Okay, I got some group rate information for both Jiminy and Snow. Let's redo this poll in order to pick a final venue. This pricing is for a group of 20 or more so please only vote here if you are committed to going regardless of the final venue selected.

*Jiminy Peak Group Rate:*
Saturday: *$35*
Friday: *$22*

*Mount Snow Group Rate:*
Saturday: *$39* (until 1/14, after 2/28); *$49* ("mid-winter")
Friday: *$36* (until 1/14, after 2/28); *$44* ("mid-winter")
(*$60* on holidays)

This poll will run for 5 days so please vote now!


----------



## GadgetRick (Jan 4, 2005)

*Don't know...*

I don't know anything about Jiminy Peak. I've skied Snow before, woulnd't want to do that on a weekend.

I didn't vote because I'm not sure which place I'd rather go. Where is Jiminy Peak? About how long to get there from NYC?

Thanks.


----------



## Greg (Jan 4, 2005)

*Re: Don't know...*



			
				GadgetRick said:
			
		

> I didn't vote because I'm not sure which place I'd rather go. Where is Jiminy Peak? About how long to get there from NYC?
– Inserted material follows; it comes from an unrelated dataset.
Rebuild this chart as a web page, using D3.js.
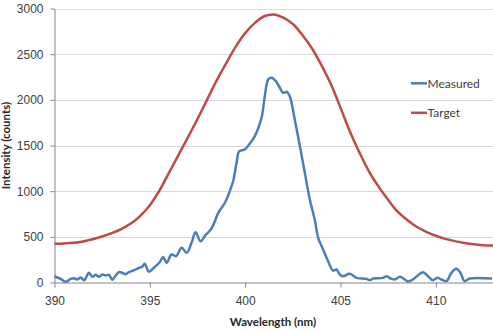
<!DOCTYPE html>
<html>
<head>
<meta charset="utf-8">
<script src="https://cdn.jsdelivr.net/npm/d3@7"></script>
<style>
  body { margin: 0; background: #fff; }
  svg { font-family: Lato, "Open Sans", sans-serif; }
  .grid line { stroke: #d9d9d9; }
  .axis path, .axis line { stroke: #868686; }
  .axis text { fill: #404040; font-size: 12px; }
</style>
</head>
<body>
<script>
// Target spectrum
var targetWl = [390, 390.5, 391, 391.5, 392, 392.5, 393, 393.5, 394, 394.5, 395, 395.5, 396, 396.5,
  397, 397.5, 398, 398.5, 399, 399.5, 400, 400.5, 401, 401.5, 402, 402.5, 403, 403.5, 404, 404.5,
  405, 405.5, 406, 406.5, 407, 407.5, 408, 408.5, 409, 409.5, 410, 410.5, 411, 411.5, 412, 412.5, 413];
var targetVal = [425, 428, 434, 450, 474, 503, 540, 585, 645, 730, 845, 1005, 1200, 1395,
  1590, 1790, 2000, 2210, 2400, 2580, 2730, 2840, 2915, 2935, 2900, 2830, 2710, 2565, 2380, 2170,
  1915, 1650, 1420, 1215, 1050, 905, 775, 685, 610, 555, 512, 478, 453, 433, 418, 409, 404];

// Measured spectrum
var measuredWl = [390.0, 390.32, 390.59, 390.85, 391.02, 391.19, 391.37, 391.55, 391.81, 391.98,
  392.16, 392.33, 392.51, 392.68, 392.86, 393.03, 393.21, 393.38, 393.55, 393.73, 393.9, 394.17,
  394.43, 394.6, 394.73, 394.95, 395.21, 395.53, 395.7, 395.88, 396.14, 396.37, 396.67, 396.93,
  397.19, 397.4, 397.66, 397.92, 398.2, 398.38, 398.59, 398.94, 399.16, 399.37, 399.55, 399.69,
  399.98, 400.21, 400.51, 400.86, 401.03, 401.21, 401.38, 401.61, 401.82, 401.99, 402.17, 402.34,
  402.6, 402.87, 403.13, 403.39, 403.65, 403.83, 404.09, 404.35, 404.61, 404.79, 404.96, 405.14,
  405.49, 405.84, 406.36, 406.54, 406.71, 407.23, 407.41, 407.67, 407.85, 408.11, 408.37, 408.54,
  408.8, 409.01, 409.33, 409.59, 409.85, 410.08, 410.29, 410.56, 410.82, 411.08, 411.29, 411.51,
  411.77, 412.95];
var measuredVal = [68, 40, 8, 40, 47, 33, 55, 25, 106, 62,
  84, 62, 88, 77, 84, 28, 77, 113, 106, 91, 113, 135,
  161, 172, 205, 118, 161, 225, 280, 216, 307, 288, 380, 325,
  435, 551, 452, 518, 580, 654, 763, 873, 982, 1109, 1310, 1438,
  1456, 1511, 1602, 1804, 2040, 2223, 2241, 2204, 2132, 2077, 2088, 2040,
  1785, 1493, 1201, 909, 690, 489, 361, 233, 130, 142, 88, 69,
  95, 51, 40, 25, 44, 51, 69, 40, 33, 62, 33, 11,
  33, 69, 113, 69, 25, 51, 33, 15, 106, 150, 106, 15,
  44, 44];

var xTicks = [390, 395, 400, 405, 410];
var yTicks = [0, 500, 1000, 1500, 2000, 2500, 3000];

var W = 493, H = 330;
var mLeft = 54.5, mTop = 8.5, mBottom = 282.5, mRight = 493;

var svg = d3.select('body').append('svg').attr('width', W).attr('height', H);

var x = d3.scaleLinear().domain([390, 413]).range([mLeft, mRight]);
var y = d3.scaleLinear().domain([0, 3000]).range([mBottom, mTop]);

// gridlines
svg.append('g').attr('class', 'grid')
  .selectAll('line').data(yTicks.filter(d => d > 0)).enter().append('line')
  .attr('x1', mLeft).attr('x2', mRight)
  .attr('y1', d => Math.round(y(d)) + 0.5).attr('y2', d => Math.round(y(d)) + 0.5);

var xAxis = d3.axisBottom(x).tickValues(xTicks).tickFormat(d3.format('d'))
  .tickSize(5).tickPadding(9).tickSizeOuter(0);
var gx = svg.append('g').attr('class', 'axis').attr('transform', 'translate(0,' + mBottom + ')').call(xAxis);

var yAxis = d3.axisLeft(y).tickValues(yTicks).tickFormat(d3.format('d'))
  .tickSize(4).tickPadding(7).tickSizeOuter(0);
var gy = svg.append('g').attr('class', 'axis').attr('transform', 'translate(' + mLeft + ',0)').call(yAxis);

var line = d3.line().x(d => x(d[0])).y(d => y(d[1])).curve(d3.curveCatmullRom.alpha(0.5));

svg.append('path')
  .datum(targetWl.map((w, i) => [w, targetVal[i]]))
  .attr('fill', 'none').attr('stroke', '#be4b48').attr('stroke-width', 2.5)
  .attr('stroke-linejoin', 'round').attr('d', line);

svg.append('path')
  .datum(measuredWl.map((w, i) => [w, measuredVal[i]]))
  .attr('fill', 'none').attr('stroke', '#4a7ebb').attr('stroke-width', 2.5)
  .attr('stroke-linejoin', 'round').attr('d', line);

// legend
var legend = [['Measured', '#4a7ebb'], ['Target', '#be4b48']];
var lg = svg.append('g').selectAll('g').data(legend).enter().append('g')
  .attr('transform', (d, i) => 'translate(411,' + (83.3 + i * 29.5) + ')');
lg.append('line').attr('x1', 0).attr('x2', 16).attr('stroke', d => d[1]).attr('stroke-width', 2.5);
lg.append('text').attr('x', 16.5).attr('dy', '0.35em').attr('fill', '#404040')
  .style('font-size', '12px').text(d => d[0]);

// axis titles
svg.append('text').attr('x', 273).attr('y', 326).attr('text-anchor', 'middle')
  .style('font-size', '11.5px').style('font-weight', 'bold').attr('fill', '#262626')
  .text('Wavelength (nm)');
svg.append('text').attr('transform', 'translate(9.5,' + ((mTop + mBottom) / 2) + ') rotate(-90)')
  .attr('text-anchor', 'middle').style('font-size', '11.5px').style('font-weight', 'bold')
  .attr('fill', '#262626').text('Intensity (counts)');
</script>
</body>
</html>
It's closer to NYC than Snow. It's in Hancock, MA right between Routes 7 and 43. Here's more info:

http://skiing.alpinezone.com/resorts/detail.htm?resort=jiminy


----------



## chocolateSkiBunny (Jan 4, 2005)

Are you talking a one-day trip here?


----------



## Greg (Jan 5, 2005)

chocolateSkiBunny said:
			
		

> Are you talking a one-day trip here?


Yup. Just a day trip where a bunch of us can meet up.


----------



## GadgetRick (Jan 5, 2005)

*Ok...*

Just voted for JP.

Thanks.


----------



## ChileMass (Jan 6, 2005)

Voted for Mt. Snow, only cuz I've never skied there.  I go either place.  They're about the same distance from Worcester.  Got a date yet?


----------



## Greg (Jan 10, 2005)

Looks like Jiminy Peak, it is!


----------